Кроме того, в канун Олимпиады-80 несколько смягчилась и цензура: в СССР выступил Элтон Джон, «Мелодия» начала издавать по лицензии пластинки западных исполнителей (большинство, впрочем, проходило по разряду дефицита; но в крайнем случае с «забугорным» репертуаром можно было ознакомиться в исполнении «Веселых ребят» и группы болгарских товарищей с тогда еще ничего не говорящим названием «ФСБ»), на телевидении появилась программа «Мелодии и ритмы зарубежной эстрады», в которой при определенном везении можно было застать не только Дина Рида с Карелом Готтом, но и Boney M, АВВА или даже, страшно сказать, Сюзи Куаттро.
По дороге разочарований
Но «Воскресение», будучи, с одной стороны, коллективом полуподпольным и потому в еще меньшей мере связанным условностями, а с другой — командой настоящих профессионалов, имело на своей стороне неоспоримый козырь: тексты на понятном языке, исполненные настоящей искренности и честности.
Впоследствии эстеты будут морщить носы по поводу всех этих «бульвары встрепенулись, словно крылья» и «была земля цветущей под ногами всего лишь день назад» — во многом справедливо; большой поэзией это не назовешь.
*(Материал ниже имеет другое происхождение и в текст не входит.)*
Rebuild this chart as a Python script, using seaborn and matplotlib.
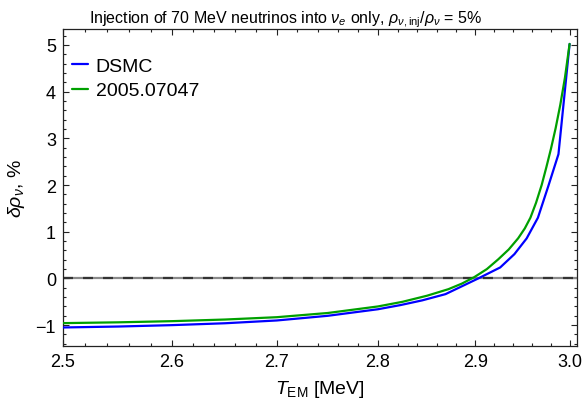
import numpy as np
import pandas as pd
import matplotlib
matplotlib.use("Agg")
import matplotlib.pyplot as plt
import matplotlib.ticker as mticker
import seaborn as sns

# ---- data ----
T_dsmc = [2.5, 2.55, 2.6, 2.65, 2.7, 2.75, 2.8, 2.823, 2.845, 2.869, 2.903,
          2.926, 2.941, 2.954, 2.966, 2.977, 2.988, 3.0]
v_dsmc = [-1.05, -1.03, -1.00, -0.96, -0.90, -0.80, -0.66, -0.57, -0.47, -0.336,
          0.0, 0.235, 0.52, 0.857, 1.30, 1.97, 2.66, 5.02]

T_ref = [2.5, 2.55, 2.6, 2.65, 2.7, 2.75, 2.8, 2.825, 2.85, 2.872, 2.886, 2.899,
         2.912, 2.924, 2.935, 2.945, 2.952, 2.958, 2.964, 2.970, 2.975, 2.980,
         2.985, 2.990, 2.995, 3.0]
v_ref = [-0.957, -0.94, -0.915, -0.88, -0.83, -0.74, -0.60, -0.50, -0.37, -0.23,
         -0.11, 0.03, 0.20, 0.41, 0.62, 0.86, 1.07, 1.30, 1.62, 2.00, 2.38, 2.78,
         3.22, 3.72, 4.30, 5.02]

series_names = ["DSMC", "2005.07047"]
x_ticks = [2.5, 2.6, 2.7, 2.8, 2.9, 3.0]
x_tick_labels = ["2.5", "2.6", "2.7", "2.8", "2.9", "3.0"]
y_ticks = [-1, 0, 1, 2, 3, 4, 5]

df = pd.concat([
    pd.DataFrame({"T": T_dsmc, "v": v_dsmc, "src": series_names[0]}),
    pd.DataFrame({"T": T_ref, "v": v_ref, "src": series_names[1]}),
])

sns.set_theme(style="ticks")
plt.rcParams["font.family"] = ["Liberation Sans", "DejaVu Sans"]
plt.rcParams["mathtext.fontset"] = "custom"
plt.rcParams["mathtext.rm"] = "Liberation Sans"
plt.rcParams["mathtext.it"] = "Liberation Sans:italic"
plt.rcParams["mathtext.bf"] = "Liberation Sans:bold"
for k in ["text.color", "axes.labelcolor", "xtick.color", "ytick.color"]:
    plt.rcParams[k] = "black"

fig = plt.figure(figsize=(5.83, 4.02), dpi=100)
ax = fig.add_axes([0.1081, 0.1376, 0.9897 - 0.1081, 0.9254 - 0.1376])

# zero reference line (gray base + dark dashes)
ax.axhline(0, color="#8a8a8a", lw=1.6, zorder=1)
ax.axhline(0, color="#333333", lw=1.6, dashes=(4.5, 4.5), zorder=1.1)

sns.lineplot(data=df, x="T", y="v", hue="src", palette=["#0000ff", "#00a000"],
             lw=1.6, ax=ax, sort=False, estimator=None, zorder=3)

ax.set_xscale("log")
ax.set_xlim(2.5, 3.008)
ax.set_ylim(-1.44, 5.34)
ax.xaxis.set_major_locator(mticker.FixedLocator(x_ticks))
ax.xaxis.set_major_formatter(mticker.FixedFormatter(x_tick_labels))
ax.xaxis.set_minor_locator(mticker.FixedLocator(np.arange(2.5, 3.001, 0.02)))
ax.xaxis.set_minor_formatter(mticker.NullFormatter())
ax.yaxis.set_major_locator(mticker.FixedLocator(y_ticks))
ax.yaxis.set_minor_locator(mticker.MultipleLocator(0.2))

ax.tick_params(which="both", direction="in", top=True, right=True,
               color="#222222", width=0.8)
ax.tick_params(which="major", length=4.0, labelsize=13, pad=5)
ax.tick_params(which="minor", length=2.2)
for s in ax.spines.values():
    s.set_color("#222222")
    s.set_linewidth(0.9)

ax.set_xlabel(r"$T_{\mathrm{EM}}$ [MeV]", fontsize=14, labelpad=6)
ax.set_ylabel(r"$\delta\rho_\nu$, %", fontsize=14, labelpad=6)
ax.set_title(r"Injection of 70 MeV neutrinos into $\nu_e$ only, "
             r"$\rho_{\nu,\mathrm{inj}}/\rho_\nu$ = 5%", fontsize=11.5, pad=5,
             x=0.434)

leg = ax.legend(loc="upper left", frameon=False, fontsize=14, handlelength=0.85,
                handletextpad=0.38, labelspacing=0.35, borderaxespad=0.0,
                bbox_to_anchor=(0.002, 0.935))
for h in leg.get_lines():
    h.set_linewidth(1.6)

fig.savefig("out.png", dpi=100)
Однако ж рядовой слушатель искал не искусства ради искусства, а понятных, близких слов и образов под понятную и близкую сердцу музыку — и вот именно это Романов и его друзья давали (и продолжают давать) аудитории щедро и без всякой модной нынче иронии.
В этой наивной прямолинейности, наверно, и таится секрет популярности песен Романова — несмотря на меняющиеся музыкальные моды и веяния. Оттолкнувшись от столь же наивного и прямолинейного американского блюза, он сумел создать уникальный — и вот уже почти 40 лет прилежно копируемый поколениями русских музыкантов — симбиоз рок-н-ролльных гармоний с почти романсовой мелодикой, ставший практически архетипом для стиля, получившего в 1990-е название «русского рока».
При этом нельзя не заметить, что «Воскресение» в свое время двигалось, в общем и целом, в одном направлении с западными коллегами — достаточно вспомнить британцев Dire Straits и Криса Ри, на стыке 1970-х и 1980-х убравших стадионный пафос из классического рока и заменивших его на простоту и искренность панка и фолка.
Свою эстетику Романов прекрасно описал в ранней — и, по сути, программной — песне:
«В ворохе песен для каждого случая,
Есть тихая радость и громкая грусть,
Вопли и вздохи, и самая лучшая
Песня не спета еще, ну и пусть.
А если достигну я славы и почестей
А после постигну, что всё суета,
Есть, значит, правда, она в одиночестве,
Вечная правда, а в ней красота».
Ее он и придерживается все эти годы — с неизменно превосходным, пусть и неброским на фоне «рвущих» социальные сети молодых и не очень «хайпожоров» от рока и от эстрады (разница между ними, впрочем, всё менее уловима). Полные залы он собирает по-прежнему, без скандалов и еженедельных упоминаний в масс-медиа. Вероятно, это и есть знак настоящего — долгоиграющего, как старая добрая виниловая пластинка, — признания.